La fotografía empezó a disputarle ese lugar, luego
el cine, luego la televisión. Y quedó claro que la forma escrita es como la más
pobre desde un punto para contar el mundo, la que da menos sensación de
inmediatez, la que da menos sensación de verosimilitud, la que deja más en
claro que uno está mirando a través de los ojos de otro. Esos que son en
principio puntos en contra también pueden ser una ventaja y es sobre lo que hay
que trabajar: el hecho de que hay una mirada que cuenta, que hay una capacidad
de sugerencia de la palabra que la imagen no tiene (la imagen no sugiere,
muestra), que hay la oportunidad de entrar a una cantidad de lugares que la
cámara no tiene. Las posibilidades de registro de nuestro cerebro por suerte
son todavía mejores que las de una cámara. No tenemos que sacar la cabeza y
encender la luz roja: estamos en una situación que queremos contar y la
recordamos y la contamos. Podemos actuar al escribir.
La crónica se definiría, entre otras cosas, por
ocuparse de lo que no es noticia, de lo que no nos enseñaron a considerar
noticia. La noticia en general tiene dos posibilidades: o habla de los
poderosos o de los que se cayeron por alguna razón (un tipo que cometió un
delito, o la víctima, o el accidentado). Pero la gente normal, con perdón de la
expresión, no entra en el concepto de noticia que en general manejamos. La
información, curiosamente, supone interesar a muchísima gente de lo que pasa
con poquita, de los tejes y manejes de los pocos señores del poder. Esa es una
decisión política fuerte de la información. Postular que lo que importa es lo
que le pasa a ese pequeño sector está de manera tácita imponiendo un modelo del
mundo en el cual lo significativo es lo que les sucede a unos pocos y los demás
lo que deben hacer es consumir aquello que les sucede a esos pocos.

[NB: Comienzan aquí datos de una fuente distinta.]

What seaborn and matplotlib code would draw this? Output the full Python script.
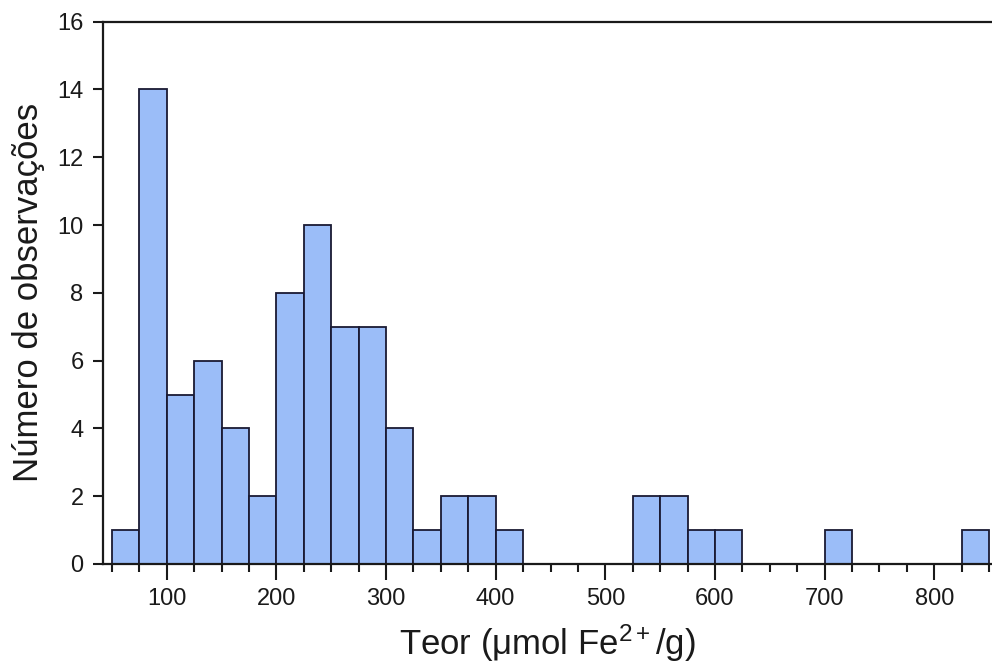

Me parece que la crónica se revela contra eso e
intenta contar lo que le pasa a la gente más parecida a aquellos que leerían
esa noticia. La crónica es una forma de pararse ante esa estructura de la
información que habla de unos pocos y decir que vale la pena contar lo que le
pasa a todos los demás. A veces es más importante, más noticioso, más
informativo para mucha gente enterarse de lo que pasa con unas personas en una
plaza cualquiera que leer las declaraciones de un ministro. Puede hablar más de
sobre su vida, su país y sus circunstancias. Es una lástima que los medios no
tomen la idea de que sería mejor contar vidas cotidianas. El periodismo tendría
que dedicarse a la vida de todos.
Frontera entre crónica y reportaje
La crónica y el reportaje son géneros distintos,
pero cada uno es tan válido como el otro. En general se piensa que en los
reportajes hay más análisis que en la crónica. Eso no es consustancial al
género. Con la presencia del narrador se puede hacer mucho análisis, sin la
presencia del narrador se puede hacer ninguno.
Es confusa la frontera entre los dos. Si es
necesario definir lo que diferencia la crónica del reportaje pensaría en la
primera persona o en un tono que remita a la primera persona –aunque no se esté
diciendo “yo” –, en un tono que de alguna manera incluya más explícitamente la
experiencia y la mirada del autor del trabajo. Muchas veces el tipo de material
que se consigue para uno y otro es parecido, lo que se cuenta es parecido, pero
lo que define la diferencia es eso: si se incluyen o no experiencias y miradas
en un lugar visible y preponderante. Aún en tercera persona, la crónica está
más cerca de evocar una experiencia personal.